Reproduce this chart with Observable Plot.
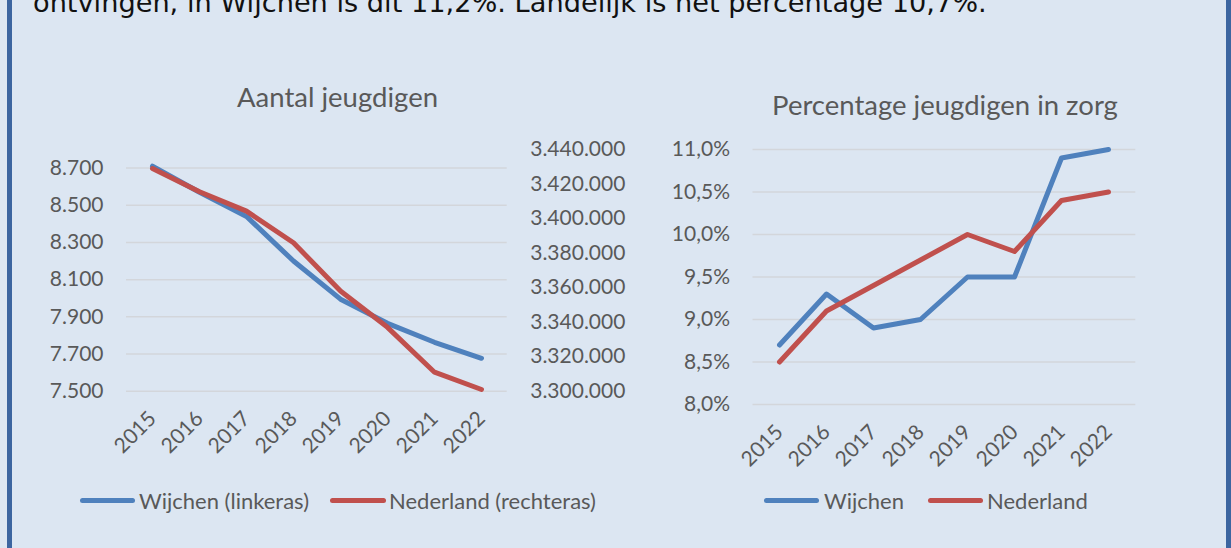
---
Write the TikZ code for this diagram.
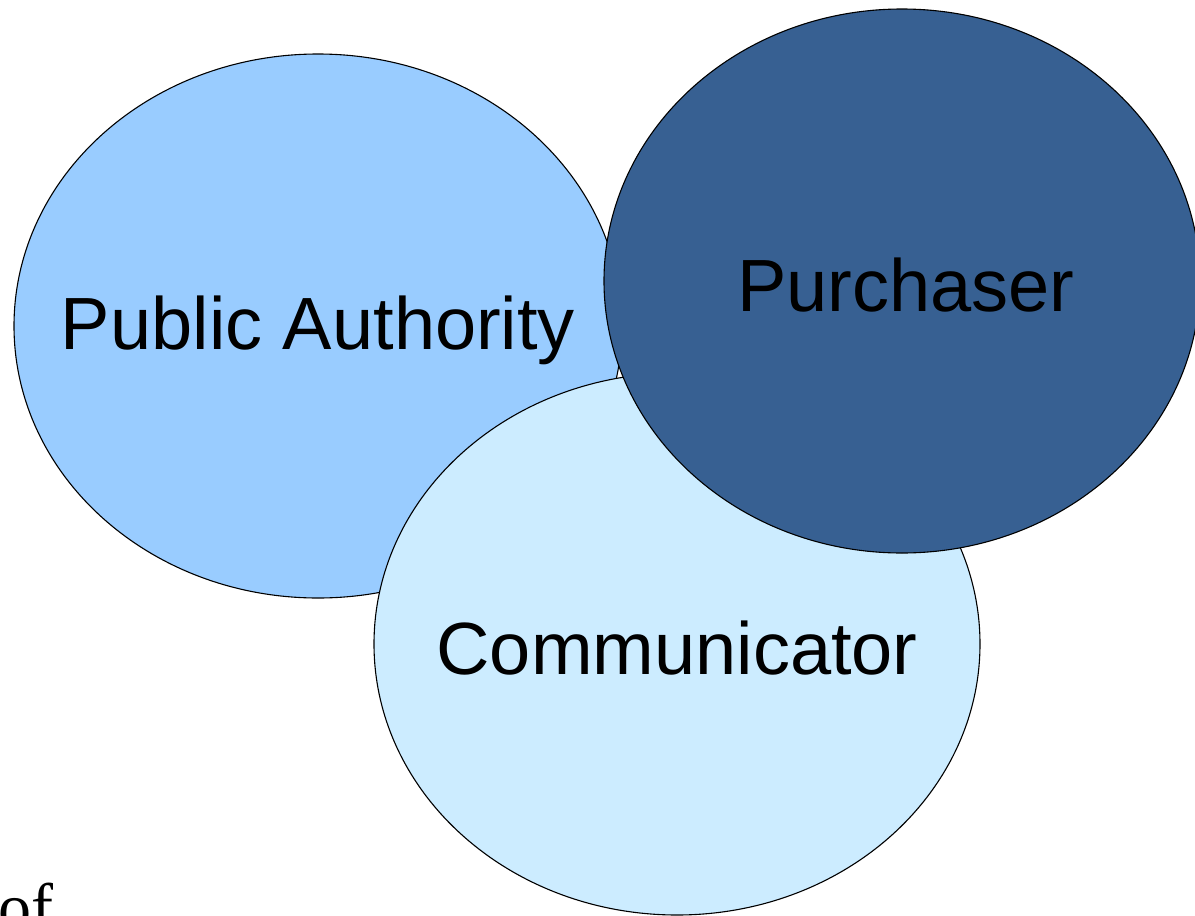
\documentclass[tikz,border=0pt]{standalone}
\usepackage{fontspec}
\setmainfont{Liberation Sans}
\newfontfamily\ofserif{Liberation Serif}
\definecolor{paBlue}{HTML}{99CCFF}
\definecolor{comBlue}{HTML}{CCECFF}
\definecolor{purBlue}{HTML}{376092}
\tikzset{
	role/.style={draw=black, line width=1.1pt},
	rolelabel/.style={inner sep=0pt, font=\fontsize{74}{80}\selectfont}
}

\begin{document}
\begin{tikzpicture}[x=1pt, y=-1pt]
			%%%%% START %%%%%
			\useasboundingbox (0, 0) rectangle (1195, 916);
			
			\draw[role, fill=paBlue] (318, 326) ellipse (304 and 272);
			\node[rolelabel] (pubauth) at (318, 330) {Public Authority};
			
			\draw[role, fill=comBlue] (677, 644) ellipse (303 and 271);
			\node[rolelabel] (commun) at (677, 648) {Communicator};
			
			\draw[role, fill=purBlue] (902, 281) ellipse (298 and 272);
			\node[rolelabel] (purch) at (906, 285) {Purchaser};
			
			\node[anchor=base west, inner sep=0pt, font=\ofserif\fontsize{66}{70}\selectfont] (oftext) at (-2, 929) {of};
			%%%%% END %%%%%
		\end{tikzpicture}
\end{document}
...
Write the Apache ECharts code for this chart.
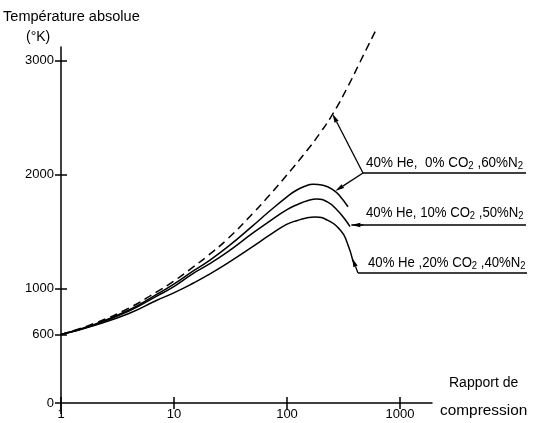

- _Directive_
How many lines of these entries contain "chart"? Answer with the number and nothing else.

- _Result_
2